• Zain Ali is Head of the Islamic Studies Research Unit at the University of Auckland
Ed Sheeran's new song is playing on the car radio. My kids and I are singing along to the new tune, until they loudly correct me, it's not Bombay Girl it's Galway Girl!
It appears I am suffering from a bout of Ramadan brain, it's a bit like Mommy brain, except that it's caused by a lack of sleep and low blood sugar. We have breakfast as a family at about 5am and then won't eat or drink till just after 5pm. Even my 6-year-old son is keen to join in, he tells me how he fasted the whole day at school except for when he had morning tea and lunch.
One of the remarkable experiences of Ramadan is the feeling of empathy, not eating or drinking most of the day helps you realise just how fortunate we are. We know that at the end of the day, we will be able to have a cool cup of juice and a nice warm dinner. There is a moment, however, just before you break your fast when you realise there are folk in this world that are going hungry, not as a matter of choice.
It is a bittersweet moment to enjoy a meal and realise your good fortune, as it happens this is the month when Muslims are required to give charity.
Last week was the halfway point for the month of Ramadan, and in about two weeks we plan to celebrate the Eid festival with family and friends. Ramadan this year has been a bittersweet affair.
The beginning of Ramadan saw terror attacks in Europe and the Middle East, and it is likely that more of this evil is on the horizon. My heart goes out to the victims and their families.
I sense that many Kiwis are worried about terrorism occurring here in Aotearoa. The fear is about being caught up in an attack, being killed, injured, or worse to have your son, daughter or loved one fall victim in an attack. These are reasonable concerns, as there is no way to guarantee immunity from such evil. It is fortunate that we have been relatively safe, and I pray we remain safe from the scourge of mindless bloodshed.

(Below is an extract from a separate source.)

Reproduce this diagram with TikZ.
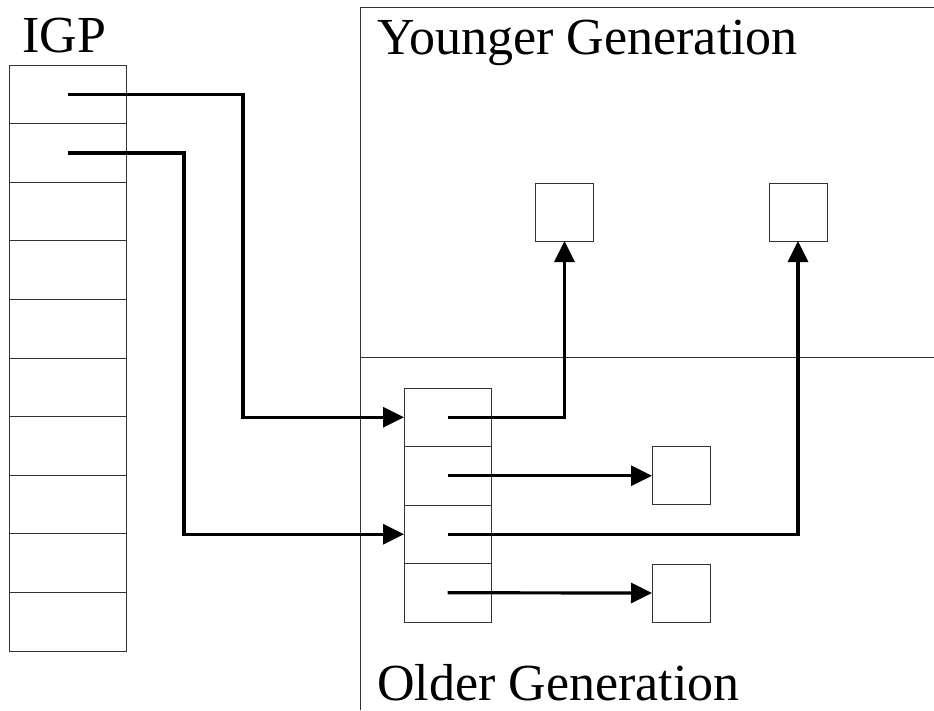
\documentclass[tikz,border=0pt]{standalone}
\usepackage{fontspec}
\setmainfont{Liberation Serif}
\usetikzlibrary{arrows.meta}
\begin{document}
\begin{tikzpicture}[x=1pt,y=-1pt,
  thin line/.style={draw=black!80,line width=1pt},
  cell/.style={thin line,outer sep=0pt,inner sep=0pt,minimum width=117pt,minimum height=58.6pt},
  ocell/.style={thin line,outer sep=0pt,inner sep=0pt,minimum width=87pt,minimum height=58.5pt},
  obj/.style={thin line,outer sep=0pt,inner sep=0pt,minimum width=58pt,minimum height=58pt},
  conn/.style={line width=3.2pt,black},
  tip/.style={-{Triangle[length=21pt,width=20pt]}},
  lbl/.style={inner sep=0pt,font=\fontsize{52}{60}\selectfont}]
\useasboundingbox (0,0) rectangle (934,710);
% frame
\draw[thin line] (360,710) -- (360,7) -- (934,7);
\draw[thin line] (360,357) -- (934,357);
% labels
\node[lbl,anchor=base west] (tigp) at (22,52) {IGP};
\node[lbl,anchor=base west] (tyoung) at (377,54) {Younger Generation};
\node[lbl,anchor=base west] (told) at (377,700) {Older Generation};
% IGP array
\foreach \i in {1,...,10}{
  \node[cell] (igp\i) at (67.5,{65+58.6*(\i-0.5)}) {};
}
% old object
\foreach \i in {1,...,4}{
  \node[ocell] (oc\i) at (447.5,{388+58.5*(\i-0.5)}) {};
}
% young objects
\node[obj] (y1) at (564.5,212) {};
\node[obj] (y2) at (798,212) {};
% old targets
\node[obj] (t1) at (681,475.75) {};
\node[obj] (t2) at (681,593) {};
% bend points
\coordinate (b1) at (243,417.25);
\coordinate (b2) at (184,534.25);
% connectors
\draw[conn,tip] (igp1.center) -| (b1) -- (oc1.west);
\draw[conn,tip] (igp2.center) -| (b2) -- (oc3.west);
\draw[conn,tip] (oc1.center) -| (y1.south);
\draw[conn,tip] (oc2.center) -- (t1.west);
\draw[conn,tip] (oc3.center) -| (y2.south);
\draw[conn,tip] (oc4.center) -- (t2.west);
\end{tikzpicture}
\end{document}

A consummate politician recently described Islam as a house in need of a clean. For some, I imagine, the metaphor was too generous, Islam for them is less of a house and more of a shack in urgent need of demolition.
When thinking about Islam, I prefer describing the tradition of Islam as an ocean, a vast ocean, in which are zones of darkness where shark-like predators lurk, there are also clear warm waters with precious pearls and coral of exquisite beauty. We don't normally let our fear of sharks stop us from exploring and enjoying the ocean.
Accordingly, we shouldn't let our fears determine our attitude toward Islam and Muslims.
The beauty of Islam is its people. I recently had the opportunity to meet two groups of Muslims.
The first were a group of Indonesian Muslims, who invited me to share an Iftar - breaking of the fast - meal with them. I am normally used to attending Indian Muslim events where things can be quite formal and serious. But not the Indonesians. The guest speaker, a turbaned, bearded elder, had the group rolling around in fits of laughter. If only I could understand Indonesian.
The second group I met were from the Aga Khan Muslim community. They were interested in publicising the Aga Khan Award for Architecture.
The Aga Khan network has helped redevelop a number of historic sites; my favourite example is the transformation of a 500-year-old rubbish dump in central Cairo into the Al-Azhar park, a park that now attracts millions of visitors every year.
As we approach the end of Ramadan, feel free to wish your Muslim friends, colleagues and neighbours a happy Eid. The house of Islam has an incredible range of Eid sweets and savouries, and I hope Kiwi Muslims will feel free to share these around - with perhaps a Galway song about a tasty little halal meal.